Now obviously a prohibitionist approach has been a disaster in the context of mind-altering substances, i.e., “drugs and alcohol,” the oxymoronic phrase we use in order to pretend that alcohol use isn’t drug use. But Meserve points out there was a huge difference between drugs and gambling:

The war on drugs has meant that millions of people have been convicted for drug-related crimes. Those people are imprisoned, gain lifelong felony convictions that scar their employability, and destroy families.

By contrast, there was no war on gambling. The harm involved in sports gambling’s illegality was mostly roadblocks to gamblers and lost tax revenue. According to the National Incident-Based Reporting System used by the FBI, there were 893,682 drug offenses reported in the United States in 2021. There were 504 betting/wagering offenses. Sports gambling was functionally already a decriminalized activity.

This would seem to argue for keeping sports gambling what it was until very recently: a kind of gray market activity that people could engage in at essentially no legal risk if they were willing to overcome various practical barriers to the activity. But of course it’s vastly more profitable to make it as easy as possible for people to simply place an endless number of sports bets using their smartphones:

 In today’s United States, every policy decision opening up sectors to the markets ends up a maximal one, and companies preying off what ought to be casual fun will now saturate every television market, every piece of stadium advertising real estate, in an attempt to turn non-gamblers into casual gamblers, casual gamblers into regulars, and regulars into addicts.

The problem, in other words, is capitalism, and specifically capitalism that escapes any kind of meaningful regulatory leash.

How corrosive this kind of culture inevitably becomes is captured in this charming little vignette involving my own employer:

Every possible customer vein will be mined. The University of Colorado at Boulder in 2020 signed a $1.6 million partnership with a gaming company that included $30 for every new bettor the University recruited, an obvious play at signing up college students even though the legal gambling age in Colorado is 21. (The $30 incentive was discontinued in 2023 after negative press.)

And don’t forget wokewashing!

The Gaming Society, a “betting education platform,” markets itself to women by promoting the opportunity to “prope[l] women’s sports forward through sports betting.” Its tagline? “Bet on women.”

The long-term goal — in this culture of course that means six months from now — of outfits like Draft Kings and FanDuel is to legalize casino gambling in the same way sports gambling has been legalized, so anybody can play the slots or other games of pure chance that have higher profit margins than sports bookmaking, from the comfort of their own mobile device:

A strange irony of all this is that sports gambling is not the most profitable, or addictive, industry in this sector. Oddsmaking is a skill; bookmakers can set the odds incorrectly or simply get unlucky and have to pay out considerable winnings.

Which is why, as the Times reports, the end goal is full “casino” gambling on your phone — slot machines, roulette, and so on.

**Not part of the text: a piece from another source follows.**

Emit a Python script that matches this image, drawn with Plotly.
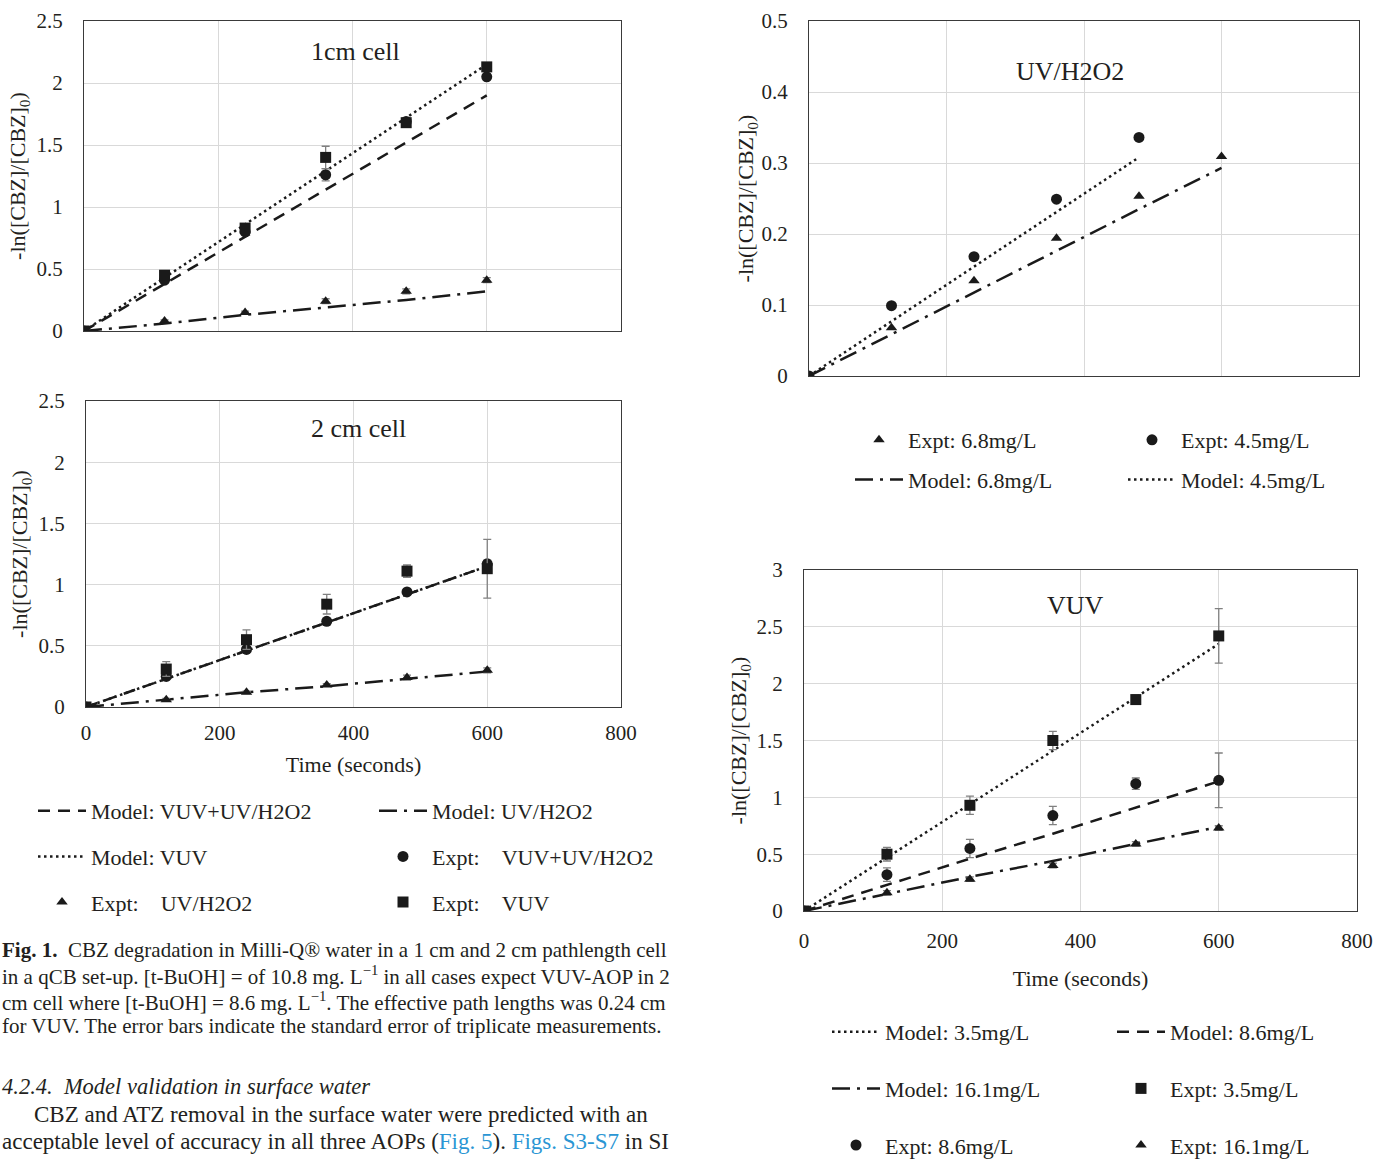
import plotly.graph_objects as go

W, H = 1376, 1159
SERIF = "Liberation Serif"
TXT = "#231f20"
INK = "#1a1a1a"
ERRC = "#808080"
GRID = "#d9d9d9"

# ---------------- data ----------------
time = [0, 120, 240, 360, 480, 600]
time_45 = [0, 120, 240, 360, 480]

# Panel 1: 1 cm cell
c1_expt_vuv = [0, 0.45, 0.83, 1.40, 1.68, 2.13]
c1_expt_vuv_err = [0.01, 0.02, 0.02, 0.09, 0.02, 0.02]
c1_expt_comb = [0, 0.41, 0.80, 1.26, 1.69, 2.05]
c1_expt_comb_err = [0.01, 0.02, 0.02, 0.05, 0.02, 0.02]
c1_expt_uv = [0, 0.08, 0.15, 0.24, 0.32, 0.41]
c1_expt_uv_err = [0.01, 0.01, 0.01, 0.02, 0.02, 0.02]
c1_model_vuv = [0, 0.43, 0.86, 1.29, 1.72, 2.15]
c1_model_comb = [0, 0.38, 0.76, 1.14, 1.52, 1.90]
c1_model_uv = [0, 0.06, 0.13, 0.19, 0.25, 0.32]

# Panel 2: 2 cm cell
c2_expt_vuv = [0, 0.31, 0.55, 0.84, 1.11, 1.13]
c2_expt_vuv_err = [0.01, 0.06, 0.08, 0.08, 0.05, 0.24]
c2_expt_comb = [0, 0.25, 0.47, 0.70, 0.94, 1.17]
c2_expt_comb_err = [0.01, 0.02, 0.02, 0.02, 0.02, 0.03]
c2_expt_uv = [0, 0.06, 0.12, 0.18, 0.24, 0.30]
c2_expt_uv_err = [0.01, 0.01, 0.01, 0.01, 0.02, 0.02]
c2_model_vuv = [0, 0.23, 0.46, 0.69, 0.92, 1.15]
c2_model_comb = [0, 0.23, 0.46, 0.69, 0.92, 1.15]
c2_model_uv = [0, 0.06, 0.12, 0.17, 0.23, 0.29]

# Panel 3: UV/H2O2
h_expt_45 = [0, 0.099, 0.168, 0.249, 0.336]
h_expt_68 = [0, 0.068, 0.134, 0.194, 0.253, 0.309]
h_model_45 = [0, 0.077, 0.154, 0.231, 0.308]
h_model_68 = [0, 0.059, 0.118, 0.176, 0.235, 0.293]

# Panel 4: VUV
v_expt_35 = [0, 0.50, 0.93, 1.50, 1.86, 2.42]
v_expt_35_err = [0.01, 0.06, 0.08, 0.08, 0.04, 0.24]
v_expt_86 = [0, 0.32, 0.55, 0.84, 1.12, 1.15]
v_expt_86_err = [0.01, 0.06, 0.08, 0.08, 0.05, 0.24]
v_expt_161 = [0, 0.16, 0.28, 0.40, 0.59, 0.73]
v_expt_161_err = [0.01, 0.02, 0.02, 0.02, 0.02, 0.02]
v_model_35 = [0, 0.47, 0.94, 1.41, 1.88, 2.35]
v_model_86 = [0, 0.23, 0.46, 0.68, 0.91, 1.14]
v_model_161 = [0, 0.15, 0.30, 0.44, 0.59, 0.74]

# ---------------- styles ----------------
DASH = "12px,8px"
DOT = "2.5px,3.5px"
DASHDOT = "18px,7px,3px,7px"
LW = 2.5


def px(x):
    return x / W


def py(y):
    return 1 - y / H


fig = go.Figure()


def model(xa, ya, x, y, dash, name, legend, rank, show=True):
    fig.add_trace(go.Scatter(
        x=x, y=y, mode="lines", name=name, xaxis=xa, yaxis=ya,
        line=dict(color=INK, width=LW, dash=dash),
        legend=legend, legendgroup=name + legend, legendrank=rank,
        showlegend=show, hoverinfo="skip"))


def expt(xa, ya, x, y, err, symbol, size, name, legend, rank, show=True):
    fig.add_trace(go.Scatter(
        x=x, y=y, mode="markers", name=name, xaxis=xa, yaxis=ya,
        marker=dict(color=INK, size=size, symbol=symbol),
        error_y=dict(type="data", array=err, visible=err is not None,
                     color=ERRC, thickness=1.3, width=4),
        legend=legend, legendgroup=name + legend, legendrank=rank,
        showlegend=show))


NB = "\u00a0"
# Panel 1
model("x", "y", time, c1_model_uv, DASHDOT, "Model: UV/H2O2", "legend2", 1)
model("x", "y", time, c1_model_comb, DASH, "Model: VUV+UV/H2O2", "legend", 1)
model("x", "y", time, c1_model_vuv, DOT, "Model: VUV", "legend", 2)
expt("x", "y", time, c1_expt_uv, c1_expt_uv_err, "triangle-up", 10,
     "Expt:" + NB * 4 + "UV/H2O2", "legend", 3)
expt("x", "y", time, c1_expt_comb, c1_expt_comb_err, "circle", 11,
     "Expt:" + NB * 4 + "VUV+UV/H2O2", "legend2", 2)
expt("x", "y", time, c1_expt_vuv, c1_expt_vuv_err, "square", 11,
     "Expt:" + NB * 4 + "VUV", "legend2", 3)

# Panel 2
model("x2", "y2", time, c2_model_uv, DASHDOT, "Model: UV/H2O2", "legend2", 1, False)
model("x2", "y2", time, c2_model_comb, DASH, "Model: VUV+UV/H2O2", "legend", 1, False)
model("x2", "y2", time, c2_model_vuv, DOT, "Model: VUV", "legend", 2, False)
expt("x2", "y2", time, c2_expt_uv, c2_expt_uv_err, "triangle-up", 10,
     "Expt: UV/H2O2", "legend", 3, False)
expt("x2", "y2", time, c2_expt_comb, c2_expt_comb_err, "circle", 11,
     "Expt: VUV+UV/H2O2", "legend2", 2, False)
expt("x2", "y2", time, c2_expt_vuv, c2_expt_vuv_err, "square", 11,
     "Expt: VUV", "legend2", 3, False)

# Panel 3
model("x3", "y3", time_45, h_model_45, DOT, "Model: 4.5mg/L", "legend4", 2)
model("x3", "y3", time, h_model_68, DASHDOT, "Model: 6.8mg/L", "legend3", 2)
expt("x3", "y3", time, h_expt_68, None, "triangle-up", 10, "Expt: 6.8mg/L", "legend3", 1)
expt("x3", "y3", time_45, h_expt_45, None, "circle", 11, "Expt: 4.5mg/L", "legend4", 1)

# Panel 4
model("x4", "y4", time, v_model_35, DOT, "Model: 3.5mg/L", "legend5", 1)
model("x4", "y4", time, v_model_86, DASH, "Model: 8.6mg/L", "legend6", 1)
model("x4", "y4", time, v_model_161, DASHDOT, "Model: 16.1mg/L", "legend5", 2)
expt("x4", "y4", time, v_expt_161, v_expt_161_err, "triangle-up", 10,
     "Expt: 16.1mg/L", "legend6", 3)
expt("x4", "y4", time, v_expt_86, v_expt_86_err, "circle", 11,
     "Expt: 8.6mg/L", "legend5", 3)
expt("x4", "y4", time, v_expt_35, v_expt_35_err, "square", 11,
     "Expt: 3.5mg/L", "legend6", 2)

# ---------------- axes ----------------
tickfont = dict(family=SERIF, size=21, color=TXT)
ytitle = "-ln([CBZ]/[CBZ]<sub>0</sub>)"


def xaxis(l, r, show_labels, title=None, tstand=7, tistand=12):
    d = dict(domain=[px(l), px(r)], range=[0, 800], dtick=200, tick0=0,
             showgrid=True, gridcolor=GRID, gridwidth=1, zeroline=False,
             showline=True, linecolor="#3a3a3a", linewidth=1.3, mirror=True,
             ticks="", showticklabels=show_labels, tickfont=tickfont,
             ticklabelstandoff=tstand, automargin=False)
    if title:
        d["title"] = dict(text=title, font=dict(family=SERIF, size=22, color=TXT),
                          standoff=tistand)
    return d


def yaxis(t, b, top, dt, anchor, tistand=3):
    return dict(domain=[py(b), py(t)], range=[0, top], dtick=dt, tick0=0,
                showgrid=True, gridcolor=GRID, gridwidth=1, zeroline=False,
                showline=True, linecolor="#3a3a3a", linewidth=1.3, mirror=True,
                ticks="", tickfont=tickfont, ticklabelstandoff=16, anchor=anchor,
                automargin=False,
                title=dict(text=ytitle, font=dict(family=SERIF, size=22, color=TXT),
                           standoff=tistand))


layout = dict(
    width=W, height=H, margin=dict(l=0, r=0, t=0, b=0, autoexpand=False),
    paper_bgcolor="white", plot_bgcolor="white",
    font=dict(family=SERIF, color=TXT),
    xaxis=xaxis(84, 621, False), yaxis=yaxis(21, 331, 2.5, 0.5, "x", 4),
    xaxis2=xaxis(86, 621, True, "Time (seconds)", 7, 12),
    yaxis2=yaxis(401, 707, 2.5, 0.5, "x2", 4),
    xaxis3=xaxis(809, 1359, False), yaxis3=yaxis(21, 376, 0.5, 0.1, "x3", 1),
    xaxis4=xaxis(804, 1357, True, "Time (seconds)", 11, 18),
    yaxis4=yaxis(570, 911, 3, 0.5, "x4", 3),
)
layout["xaxis"]["anchor"] = "y"
layout["xaxis2"]["anchor"] = "y2"
layout["xaxis3"]["anchor"] = "y3"
layout["xaxis4"]["anchor"] = "y4"

ITEMW = 48


def leg(text_x, ypx, gap):
    return dict(x=px(text_x - ITEMW - 10), y=py(ypx), xanchor="left", yanchor="top",
                orientation="v", bgcolor="rgba(0,0,0,0)", borderwidth=0,
                itemwidth=ITEMW,
                font=dict(family=SERIF, size=22, color=TXT),
                traceorder="grouped", tracegroupgap=gap)


layout["legend"] = leg(91, 790, 14)
layout["legend2"] = leg(432, 790, 14)
layout["legend3"] = leg(908, 419, 8)
layout["legend4"] = leg(1181, 419, 8)
layout["legend5"] = leg(885, 1011, 25)
layout["legend6"] = leg(1170, 1011, 25)

fig.update_layout(**layout)

# ---------------- panel titles ----------------
titles = [("1cm cell", 355, 52),
          ("2 cm cell", 358, 428),
          ("UV/H2O2", 1070, 72),
          ("VUV", 1075, 605)]
for text, xx, yy in titles:
    fig.add_annotation(text=text, xref="paper", yref="paper",
                       x=px(xx), y=py(yy), xanchor="center", yanchor="middle",
                       showarrow=False,
                       font=dict(family=SERIF, size=26, color=TXT))

# ---------------- caption & body text ----------------
BLUE = "#2a96d4"
cap_lines = [
    (950, "<b>Fig. 1.</b>" + NB * 2 + "CBZ degradation in Milli-Q® water in a 1 cm and 2 cm pathlength cell", 0, 21),
    (975, "in a qCB set-up. [t-BuOH] = of 10.8 mg. L<sup>−1</sup> in all cases expect VUV-AOP in 2", 0, 21),
    (1001, "cm cell where [t-BuOH] = 8.6 mg. L<sup>−1</sup>. The effective path lengths was 0.24 cm", 0, 21),
    (1026, "for VUV. The error bars indicate the standard error of triplicate measurements.", 0, 21),
    (1086, "<i>4.2.4." + NB * 2 + "Model validation in surface water</i>", 0, 22.5),
    (1114, "CBZ and ATZ removal in the surface water were predicted with an", 32, 23),
    (1141, "acceptable level of accuracy in all three AOPs (<span style='color:" + BLUE
     + "'>Fig. 5</span>). <span style='color:" + BLUE + "'>Figs. S3-S7</span> in SI", 0, 23),
]
for ypos, text, xoff, fs in cap_lines:
    fig.add_annotation(text=text, xref="paper", yref="paper", x=px(xoff), y=py(ypos),
                       xanchor="left", yanchor="middle", showarrow=False,
                       font=dict(family=SERIF, size=fs, color=TXT))

fig.write_html("out.html", config={"displayModeBar": False},
               post_script="document.body.style.margin='0';")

The industry has tried to rebrand this as iGaming, with the chief executive of DraftKings telling lawmakers at a conference: “It is time for your state to add iGaming … Not in the future, but now.”

One thing Meserve doesn’t mention is the practical inevitability of massive game-fixing scandals, as it becomes common for billions of dollars to be bet on sports every day of the week. This is already a huge problem in sports like tennis, where there are big sums bet on matches between obscure players at the lower professional rungs of the sport, which creates a situation where those players — who are often not even making enough money from the sport to cover the expenses they incur playing it — can often have a very utilitarian incentive to throw a match here or there.

But I expect a far bigger scandal than this sort of thing fairly soon, in the NFL or NBA or MLB, because again the sums being wagered make that kind of corruption basically unavoidable, especially since inevitably individual players will develop the sorts of compulsive gambling problems themselves that will put them in desperate situations, that some “entrepreneur” can then “leverage” for maximum profit.